El desfile público de pifias, de enigmas sobre la operación de la GN, la exhibición grotesca de despropósitos y errores en su diseño y normas de operación le serán perdonadas a la nueva corporación si el ciudadano percibe mejoría, un antes y un después en la intranquilidad ciudadana y se logran espacios públicos mucho menos inseguros, la contención de los criminales y la tranquilidad en las calles.
La guerra de dimes y diretes entre policías federales desplazados y sus nuevos mandos civiles y militares, no habla muy bien de la capacidad previsora del Secretario de Seguridad y Protección Ciudadana, al no haberse generado instancias de transición ni advertir él la avalancha que se les venía a todos encima.
Queda para la historia de ese parto con dolor la imagen de familiares de policías que marchan con ellos y participan en bloqueos y tomas de instalaciones, a la medida de su desesperación y de la reducción en sus haberes.
La policía es sólo una parte de los temas que dan forma a las nuevas y sorprendentes pesadillas nacionales, un seriado que comprende el desmantelamiento de muchas instituciones bajo una actitud recurrente ya característica del gobierno actual: atacarlas para anularlas, como parece ser también la ruta fijada esta semana contra la CNDH.
Es larga la lista del debilitamiento y destrucción de instituciones en aras, supuestamente, de un cambio necesario del cual cada vez más escépticos no nos atrevemos aún a arriesgar un nombre definitivo.
La semilla de la desconfianza, la polarización y el empobrecimiento de todo concepto institucional que no sea la construcción de una superestructura de ideología 4T —bajo el repetido argumento de la austeridad republicana y del combate a la corrupción— arrinconan al diseño mismo del Estado democrático moderno y nulifican cualquier contrapeso que pueda poner límites al poder ejecutivo.
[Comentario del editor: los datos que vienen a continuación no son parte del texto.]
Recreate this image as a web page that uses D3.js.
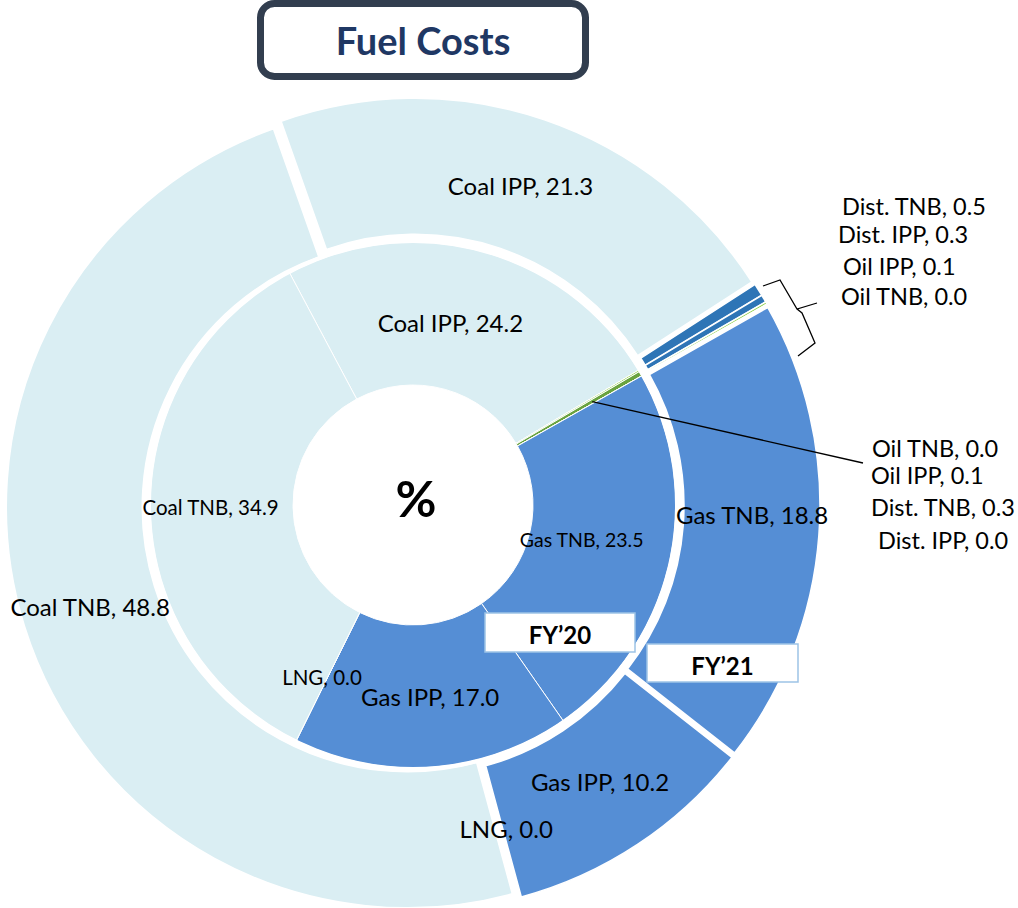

En apenas seis meses, México está lindando los años del más puro presidencialismo priista que padecimos durante mucho tiempo.
No hay fotos ni convenios de coyuntura empujados al vapor que pongan fin a la creciente desconfianza en los sectores que generan el 70 por ciento del producto interno bruto y que generan la mayor proporción del empleo.
No sólo en el cancelado proyecto del aeropuerto de la CDMX en Texcoco o en la cuestionada construcción de Dos Bocas, o en asuntos de directa implicación social como la cancelación de estancias o la eliminación de albergues para mujeres maltratadas, sentimos estar tocando las fronteras del caos. Ante la displicencia oficial, se vuelve creíble que la reciente crisis ambiental por partículas PM 2.5 se debió a falta de mantenimiento y reposición de filtros.
Al amparo de los gritos de austeridad, crece entre nosotros el sectarismo y no una noción de convencimiento general, característico de las democracias. Alain Peyrefitte, ministro gaullista, concluyó después de estudiar tres mil años de civilización humana, que los países ricos han sido capaces de crear lo que llamó la conducta confiable como una sinergia que las sociedades desarrollan cuando poseen confianza en sus instituciones y cuando observan justicia y equidad en la conducción gubernamental.
Valery Giscard D'Estaing afirmaba que no hay sociedad sin ideales que la inspiren o sin un claro conocimiento de los principios de su organización. Los periodos de gran civilización han reunido esas dos condiciones. En nuestro país todos los caminos conducen ya hacia la concentración absoluta del poder en el presidente de la República. Sin una redistribución del poder, sin una nueva y viable política social, sin planes producto del consenso y del debate, lo que resulte se llama absolutismo.